Le Bourget is Paris’ first airport; it was the airfield where American aviator Charles Lindbergh landed after making history’s first solo flight across the Atlantic Ocean, in 1927. It is the site of the opening scene of one of the greatest movies ever made, Jean Renoir’s “The Rules of the Game,” filmed in 1939. And since 1909, it has hosted the Paris Air Show, the oldest and best-known of its kind.
Since last week, Le Bourget has also hosted the 21st Conference of Parties (COP21) of the United Nations Framework Convention on Climate Change. The negotiations to produce a new agreement that is “universal” (applicable to all countries and regional economic integration groups, such as the European Union) and “legally binding” (effective in the respective jurisdictions of the 195 “Parties”) are going well—well enough for both negotiators and observers to start using the airport metaphor. The talks, delegates to COP21 say, are poised, finally, for takeoff.
Developments in the negotiations, now down to the last two days of an exhausting fortnight, may still prevent the “Draft Paris Outcome” from taking off. Perhaps countries like Saudi Arabia may balk if full decarbonization is adopted as an objective; perhaps energy-hungry economies like India or China may resist strong language about limiting the rise in global temperatures to 1.5 degrees Celsius above preindustrial levels. Perhaps climate-vulnerable countries may find the draft phrasing on climate finance (shorthand for the financial obligations of developed economies, which are responsible for most of the accumulated greenhouse gas emissions over time) too weak and vague.

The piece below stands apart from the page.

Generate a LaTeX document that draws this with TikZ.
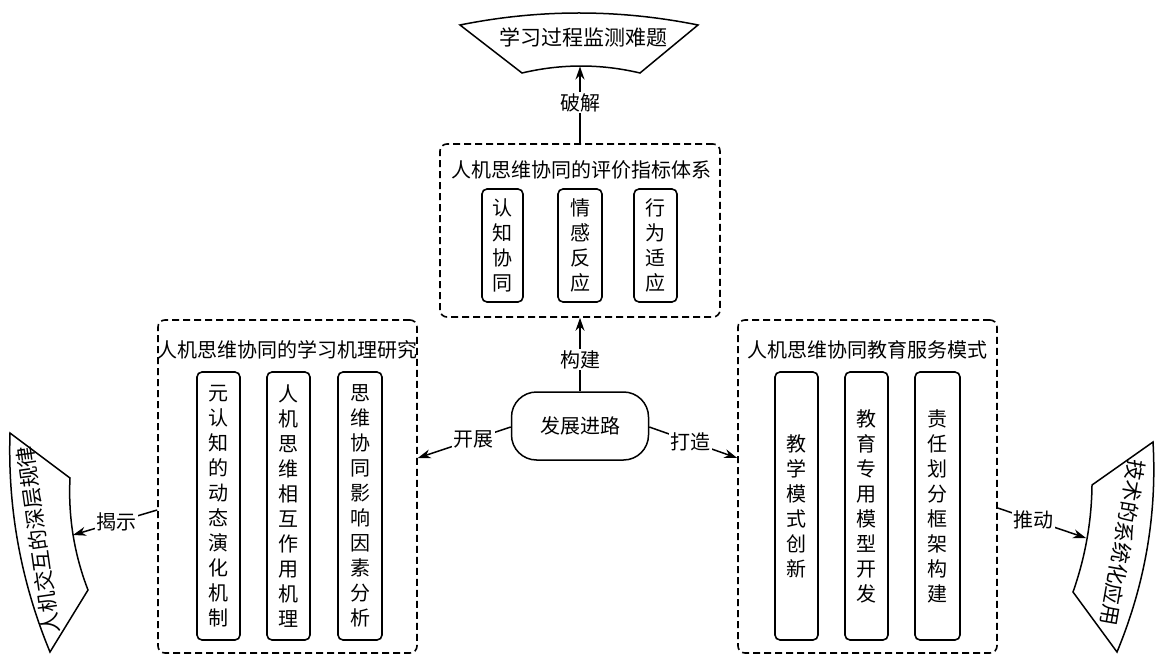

Certainly, in the first week of negotiations, there was a considerable amount of on-ground turbulence. After the high-profile rollout, with the extraordinary participation of some 150 heads of state or government, the talks then ran into familiar problems, including especially the rich-poor divide. Very little progress was achieved in the first four days; a three-year review of the 2-degree target even ended acrimoniously on Thursday, Dec. 3, on account of pressure from Saudi Arabia. The Philippines, the current and highly visible chair of the Climate Vulnerable Forum, issued a scathing statement:
“We have to really question at this point the basis for not forwarding the draft text to the COP given the scale of the work undertaken and the gravity of the decision. The parties who stand in the way of recommending a sound decision based on the information available will be remembered by the children of today for the failure in Paris and we will shout it from the roof tops.”

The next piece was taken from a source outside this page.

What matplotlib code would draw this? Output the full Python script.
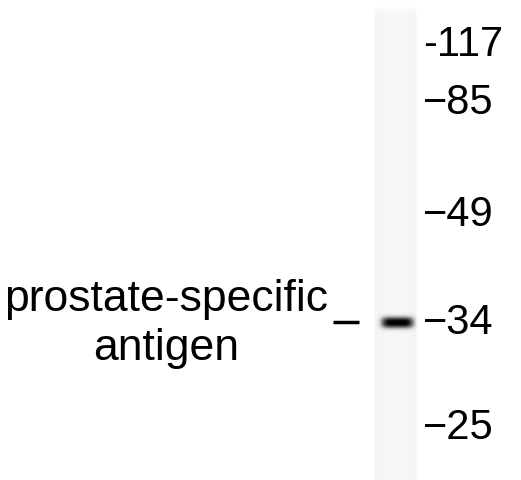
import numpy as np
import matplotlib.pyplot as plt

plt.rcParams['font.family'] = ['Liberation Sans', 'DejaVu Sans']

# molecular weight markers (kDa) and where they sit on the blot (pixels from top)
marker_labels = ["-117", "\u221285", "\u221249", "\u221234", "\u221225"]
marker_y = [45, 103, 215, 323, 428]

# detected band
band_name = "prostate-specific\nantigen"
band_y = 322
band_strength = 0.95

fig = plt.figure(figsize=(5.21, 4.8), dpi=100)
ax = fig.add_axes([0, 0, 1, 1])
ax.set_xlim(0, 521)
ax.set_ylim(480, 0)
ax.axis("off")

# lane background, slightly grey with faint vertical streaks
lane_x0, lane_x1, lane_y0, lane_y1 = 373, 418, 5, 480
h, w = lane_y1 - lane_y0, lane_x1 - lane_x0
yy, xx = np.mgrid[0:h, 0:w]
lane = np.full((h, w), 0.075)
lane += 0.012 * np.cos(xx / w * 6.0)
edge = np.clip(np.minimum(xx, w - 1 - xx) / 2.0, 0, 1)
lane *= edge
top = np.clip(yy / 8.0, 0, 1)
lane *= top

# band as a soft blob
by = band_y - lane_y0
cx = 397 - lane_x0
blob = np.exp(-np.abs((yy - by) / 6.0) ** 2.5) * np.exp(-np.abs((xx - cx) / 16.5) ** 5)
img = np.clip(lane + band_strength * blob, 0, 1)
ax.imshow(img, cmap="Greys", vmin=0, vmax=1,
          extent=[lane_x0, lane_x1, lane_y1, lane_y0], aspect="auto",
          interpolation="bilinear")

for lab, y in zip(marker_labels, marker_y):
    ax.text(423, y, lab, fontsize=30, ha="left", va="center", color="black")

ax.text(166, 324, band_name, fontsize=32, ha="center", va="center",
        linespacing=1.25, color="black")
ax.plot([333, 359], [band_y, band_y], color="black", lw=2.5, solid_capstyle="butt")

fig.savefig("out.png", dpi=100)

The sluggish pace of negotiations over the language of the draft agreement and its implementing decision prompted the French hosts—under the UN system, the hosts serve as president of the conference and enjoy a wide latitude for initiative—to fast-track the talks, at the same time preserving the openness of the process which the French presidency put in place.
The result can be seen—and the original sense of momentum can be felt—in the size of the draft text. At the end of four days, the working draft of the new agreement was reduced from 51 pages to 50; in the next two days, however, the draft was substantially reduced, ending in a 21-page text.
One reason the Paris talks enjoy momentum, in contrast with the Copenhagen talks in 2009, which were mired in inertia, is that the current process emphasizes freedom of commitment; 184 of the 195 parties to the framework convention have submitted their INDCs, or Intended Nationally Determined Contributions, based on their own assessment of their carbon status and their development objectives.
But the INDCs are a problem, too. Taken together, the INDCs may slow down the rise in global temperatures to 2.7 degrees, much lower than the 3-degrees-and-up, business-as-usual scenario, but still higher than the 2-degree target reached with difficulty in 2009, and much higher than the 1.5-degree goal that more than 100 countries taking part in COP21 have now adopted.
But that would be a problem for later, when the plane has taken off. Right now, a sense of calibrated optimism pervades the convention halls in Le Bourget. The momentum is palpable, the moment is there for the taking. “History is unfolding,” said Secretary Emmanuel de Guzman of the Climate Change Commission. It’s about time.